Kansas Governor Sam Brownback yesterday announced a "Reading Roadmap" initiative designed to improve reading proficiency among Kansas grade school students by incorporating a wide variety of support services to educators, families and children.
"Research continues to show that literacy serves a vital role in the success of children and families in Kansas," Governor Brownback said. "Children who read well are more likely to graduate from high school career or college ready, and less likely to engage in high-risk behaviors as teenagers."
The initiative coordinates several programs with proven track records of success in literacy achievement in Kansas and across the United States. Rural School and Community Trust (RSCT) was awarded a $9 million TANF grant to partner with Families and Schools Together (FAST) and Save the Children (SCF) to provide the after-school programs focused on rural students.
Save the Children's after school efforts will consist of structured reading practice. FAST will encourage parental involvement through an eight-week program encouraging parents to take an active role in their children's reading efforts.

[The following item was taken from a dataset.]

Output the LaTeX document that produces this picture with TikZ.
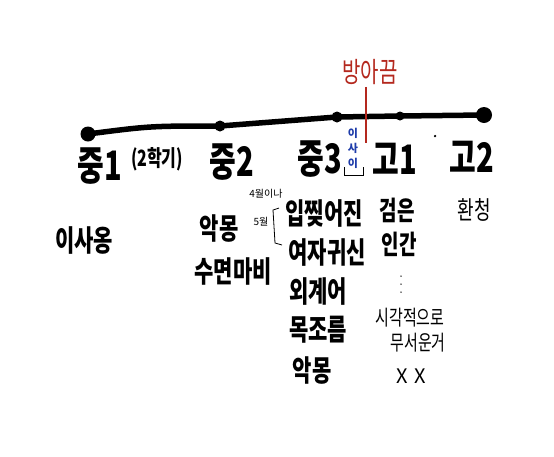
\documentclass[tikz,border=0pt]{standalone}
\usepackage{fontspec}
\setmainfont{Noto Sans CJK KR}
\definecolor{penred}{RGB}{180,40,30}
\definecolor{penblue}{RGB}{30,60,170}
\newcommand{\tallt}[1]{\scalebox{1}[1.4]{#1}}
\begin{document}
\begin{tikzpicture}[x=1pt,y=-1pt,
  big/.style={font=\fontsize{29}{30}\selectfont\bfseries,inner sep=0pt},
  mid/.style={font=\fontsize{21}{24}\selectfont\bfseries,inner sep=0pt},
  thin/.style={font=\fontsize{19}{20}\selectfont\bfseries,inner sep=0pt},
  hand/.style={font=\fontsize{15}{16}\selectfont,inner sep=0pt},
  tiny/.style={font=\fontsize{10}{10}\selectfont,inner sep=0pt},
  dotn/.style={circle,fill=black,inner sep=0pt}]
\useasboundingbox (0,0) rectangle (554,456);
\fill[white] (0,0) rectangle (554,456);
% timeline
\node[dotn,minimum size=15pt] (d1) at (88,134) {};
\node[dotn,minimum size=11pt] (d2) at (220,126) {};
\node[dotn,minimum size=11pt] (d3) at (337,117) {};
\node[dotn,minimum size=9pt] (d4) at (400,116) {};
\node[dotn,minimum size=16pt] (d5) at (484,115) {};
\draw[line width=5.5pt,line cap=round] (d1.center) .. controls (150,126) .. (d2.center) -- (d3.center) -- (d4.center) -- (d5.center);
\node[dotn,minimum size=2.5pt] (sd) at (435,136) {};
% red label
\node[font=\fontsize{20}{22}\selectfont,text=penred,inner sep=0pt] (bang) at (370,72) {\tallt{방아끔}};
\coordinate (rl) at (366,143);
\draw[penred,line width=1.3pt] (bang.south -| rl) ++(0,2) -- (rl);
% headers
\node[big] (j1) at (100,166) {\tallt{중1}};
\node[font=\fontsize{16}{16}\selectfont\bfseries,inner sep=0pt] (hak) at (157,159) {\tallt{(2학기)}};
\node[big] (j2) at (232,162) {\tallt{중2}};
\node[big] (j3) at (320,159) {\tallt{중3}};
\node[font=\fontsize{11}{15}\selectfont\bfseries,text=penblue,inner sep=0pt,align=center] (isai) at (353,148) {이\\사\\이};
\draw[line width=1pt] (344,167) -- (344,175) -- (363,175) -- (363,167);
\node[big] (g1) at (395,159) {\tallt{고1}};
\node[big] (g2) at (472,157) {\tallt{고2}};
% items
\node[mid] (a1) at (84,240) {\tallt{이사옹}};
\node[mid] (b1) at (219,229) {\tallt{악몽}};
\node[mid] (b2) at (233,271) {\tallt{수면마비}};
\node[tiny] (m1) at (266,194) {4월이나};
\node[tiny] (m2) at (261,222) {5월};
\draw[line width=0.8pt] (279,208) -- (273,210) -- (275,243) -- (282,245);
\node[mid] (c1) at (324,213) {\tallt{입찢어진}};
\node[mid] (c2) at (327,252) {\tallt{여자귀신}};
\node[mid] (c3) at (318,291) {\tallt{외계어}};
\node[mid] (c4) at (318,330) {\tallt{목조름}};
\node[mid] (c5) at (312,371) {\tallt{악몽}};
\node[thin] (e1) at (397,210) {\tallt{검은}};
\node[thin] (e2) at (399,244) {\tallt{인간}};
\node[dotn,minimum size=1.5pt] (v1) at (401,276) {};
\node[dotn,minimum size=1.5pt] (v2) at (401,284) {};
\node[dotn,minimum size=1.5pt] (v3) at (401,292) {};
\node[hand] (e3) at (410,318) {\tallt{시각적으로}};
\node[hand] (e4) at (418,343) {\tallt{무서운거}};
\node[font=\fontsize{20}{20}\selectfont,inner sep=0pt] (e5) at (411,376) {X\,\,X};
\node[font=\fontsize{18}{18}\selectfont,inner sep=0pt] (f1) at (474,210) {\tallt{환청}};
\end{tikzpicture}
\end{document}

Additionally, the Boys & Girls Club will grow its after-school and summer programs to incorporate a research-based literacy component in the urban areas of the state, including Topeka, Hutchinson, Wichita, Lawrence, Manhattan and Kansas City, Kan.
"We are happy to be a part of this important effort," said Boys & Girls Club of America Government Relations Director Joyce Glasscock. "Improving literacy among our club members will benefit them by helping ensure academic success and an easier path to positive outcomes throughout their lives."

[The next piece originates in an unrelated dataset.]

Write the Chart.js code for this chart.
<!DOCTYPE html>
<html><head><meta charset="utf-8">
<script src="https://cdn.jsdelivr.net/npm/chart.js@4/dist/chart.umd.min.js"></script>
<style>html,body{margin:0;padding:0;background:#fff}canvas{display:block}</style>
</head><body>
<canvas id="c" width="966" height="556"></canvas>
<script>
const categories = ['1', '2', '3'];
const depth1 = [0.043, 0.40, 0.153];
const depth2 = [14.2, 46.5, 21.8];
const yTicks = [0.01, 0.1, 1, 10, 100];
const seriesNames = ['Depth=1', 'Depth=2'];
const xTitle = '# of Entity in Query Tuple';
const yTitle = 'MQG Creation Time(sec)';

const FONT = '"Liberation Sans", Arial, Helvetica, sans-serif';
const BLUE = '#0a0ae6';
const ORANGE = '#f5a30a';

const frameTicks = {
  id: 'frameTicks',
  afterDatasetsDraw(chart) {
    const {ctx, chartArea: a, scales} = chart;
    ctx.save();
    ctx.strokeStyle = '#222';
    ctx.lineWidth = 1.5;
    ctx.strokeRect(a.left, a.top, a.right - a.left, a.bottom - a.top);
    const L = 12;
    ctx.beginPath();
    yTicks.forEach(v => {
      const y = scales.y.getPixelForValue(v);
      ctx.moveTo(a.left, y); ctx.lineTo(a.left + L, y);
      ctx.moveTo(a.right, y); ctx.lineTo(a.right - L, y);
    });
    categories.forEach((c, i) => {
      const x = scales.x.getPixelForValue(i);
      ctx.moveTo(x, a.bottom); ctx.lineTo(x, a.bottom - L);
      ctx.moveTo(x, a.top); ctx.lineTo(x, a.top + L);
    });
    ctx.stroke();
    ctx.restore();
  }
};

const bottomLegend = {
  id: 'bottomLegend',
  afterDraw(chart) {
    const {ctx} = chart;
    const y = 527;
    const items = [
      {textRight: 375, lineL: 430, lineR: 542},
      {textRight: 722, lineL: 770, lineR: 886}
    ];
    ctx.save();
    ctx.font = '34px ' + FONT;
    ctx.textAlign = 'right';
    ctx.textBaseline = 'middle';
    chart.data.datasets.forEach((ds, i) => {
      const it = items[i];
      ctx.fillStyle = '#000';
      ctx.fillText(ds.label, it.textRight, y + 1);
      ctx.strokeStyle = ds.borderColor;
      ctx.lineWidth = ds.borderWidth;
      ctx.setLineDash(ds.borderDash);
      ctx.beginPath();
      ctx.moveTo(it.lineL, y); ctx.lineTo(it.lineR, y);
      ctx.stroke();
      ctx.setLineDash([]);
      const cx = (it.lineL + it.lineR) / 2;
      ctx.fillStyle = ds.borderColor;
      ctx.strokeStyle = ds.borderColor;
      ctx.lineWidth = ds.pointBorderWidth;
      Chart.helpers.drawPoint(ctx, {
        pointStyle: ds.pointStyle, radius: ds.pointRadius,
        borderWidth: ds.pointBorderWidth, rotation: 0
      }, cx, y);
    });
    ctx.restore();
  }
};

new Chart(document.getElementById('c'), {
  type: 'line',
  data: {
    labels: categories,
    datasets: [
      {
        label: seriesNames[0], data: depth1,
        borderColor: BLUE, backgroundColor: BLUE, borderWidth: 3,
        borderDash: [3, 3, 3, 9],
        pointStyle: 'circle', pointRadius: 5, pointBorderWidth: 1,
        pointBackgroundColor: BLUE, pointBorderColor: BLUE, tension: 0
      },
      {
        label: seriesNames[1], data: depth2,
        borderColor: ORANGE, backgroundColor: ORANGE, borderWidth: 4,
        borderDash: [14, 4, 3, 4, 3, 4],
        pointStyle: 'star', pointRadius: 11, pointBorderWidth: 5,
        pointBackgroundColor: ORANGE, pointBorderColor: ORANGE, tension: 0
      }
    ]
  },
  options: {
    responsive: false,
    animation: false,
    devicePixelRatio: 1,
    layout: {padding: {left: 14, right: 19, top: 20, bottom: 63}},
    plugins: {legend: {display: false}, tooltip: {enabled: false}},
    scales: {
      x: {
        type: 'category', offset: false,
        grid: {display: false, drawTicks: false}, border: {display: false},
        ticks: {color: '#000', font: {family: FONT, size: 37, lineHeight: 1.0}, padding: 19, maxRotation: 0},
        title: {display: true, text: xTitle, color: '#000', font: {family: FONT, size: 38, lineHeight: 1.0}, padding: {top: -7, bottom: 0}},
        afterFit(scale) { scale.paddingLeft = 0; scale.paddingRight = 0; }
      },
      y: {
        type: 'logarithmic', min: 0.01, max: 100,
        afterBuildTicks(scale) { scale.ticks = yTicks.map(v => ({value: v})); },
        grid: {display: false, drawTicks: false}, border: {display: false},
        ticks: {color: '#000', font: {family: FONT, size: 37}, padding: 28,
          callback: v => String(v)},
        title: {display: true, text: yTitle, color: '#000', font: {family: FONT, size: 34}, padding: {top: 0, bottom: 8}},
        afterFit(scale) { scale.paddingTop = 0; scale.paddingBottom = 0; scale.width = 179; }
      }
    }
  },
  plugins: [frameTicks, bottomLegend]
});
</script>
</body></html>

A separate, privately-funded effort known as Reading Recovery is identifying funding sources, to incorporate an in-school strategy to help teachers and administrators connect, communicate and leverage resources to promote literacy
The University of Kansas will develop an evaluation system to measure third grade reading proficiency based upon the work of this comprehensive model. Participating schools will need to demonstrate a statistically significant increase in students reading at grade level by the fourth grade. A one-year renewal of grant will be considered, dependent on the success of the program.

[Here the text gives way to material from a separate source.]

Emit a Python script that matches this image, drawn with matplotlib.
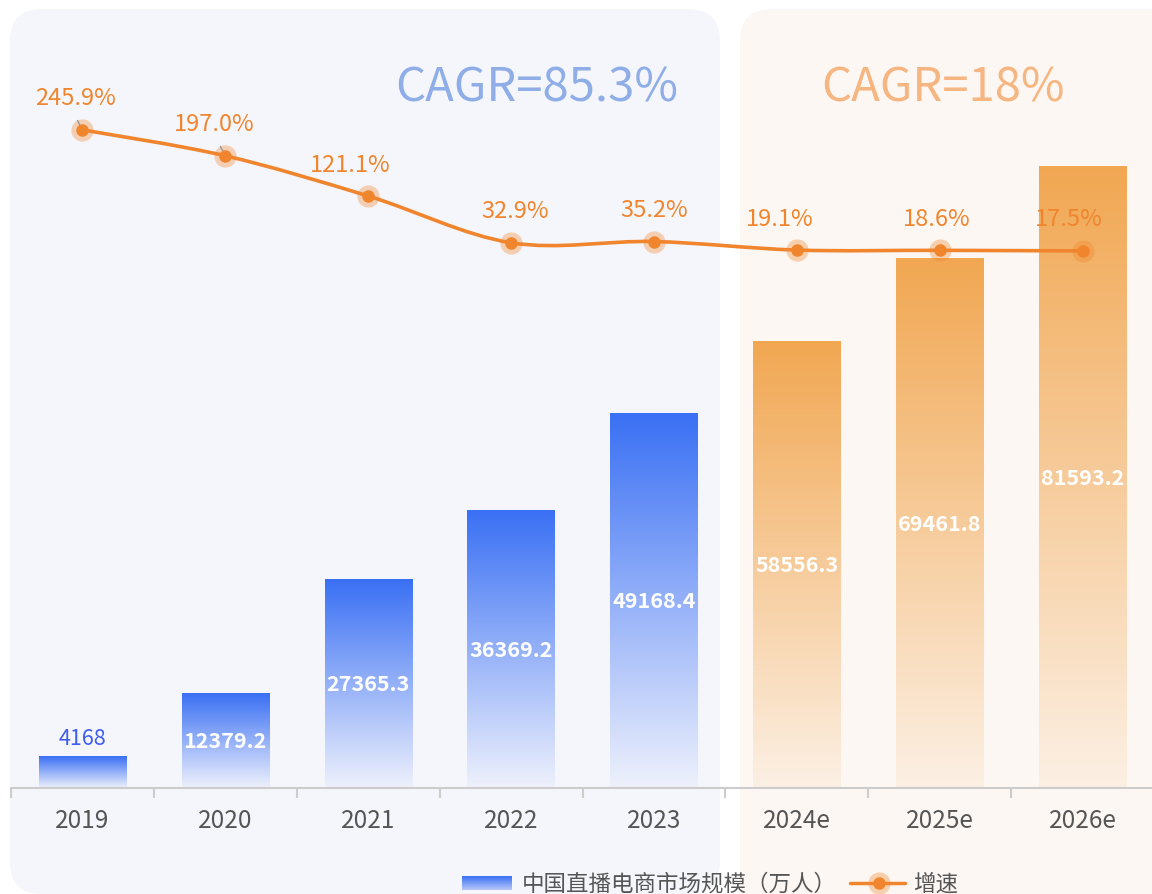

More than 20 rural school districts have expressed interest in the Reading Roadmap initiative. Efforts are under way to encourage involvement in additional districts.
"We know that there is no one-size-fits-all program for Kansas students when it comes to learning how to read," Governor Brownback said. "By effectively targeting our resources to help at-risk youth with a variety of support and services, we will move Kansas students to the top of the list of proficient readers in the U.S. and break the cycle of child poverty."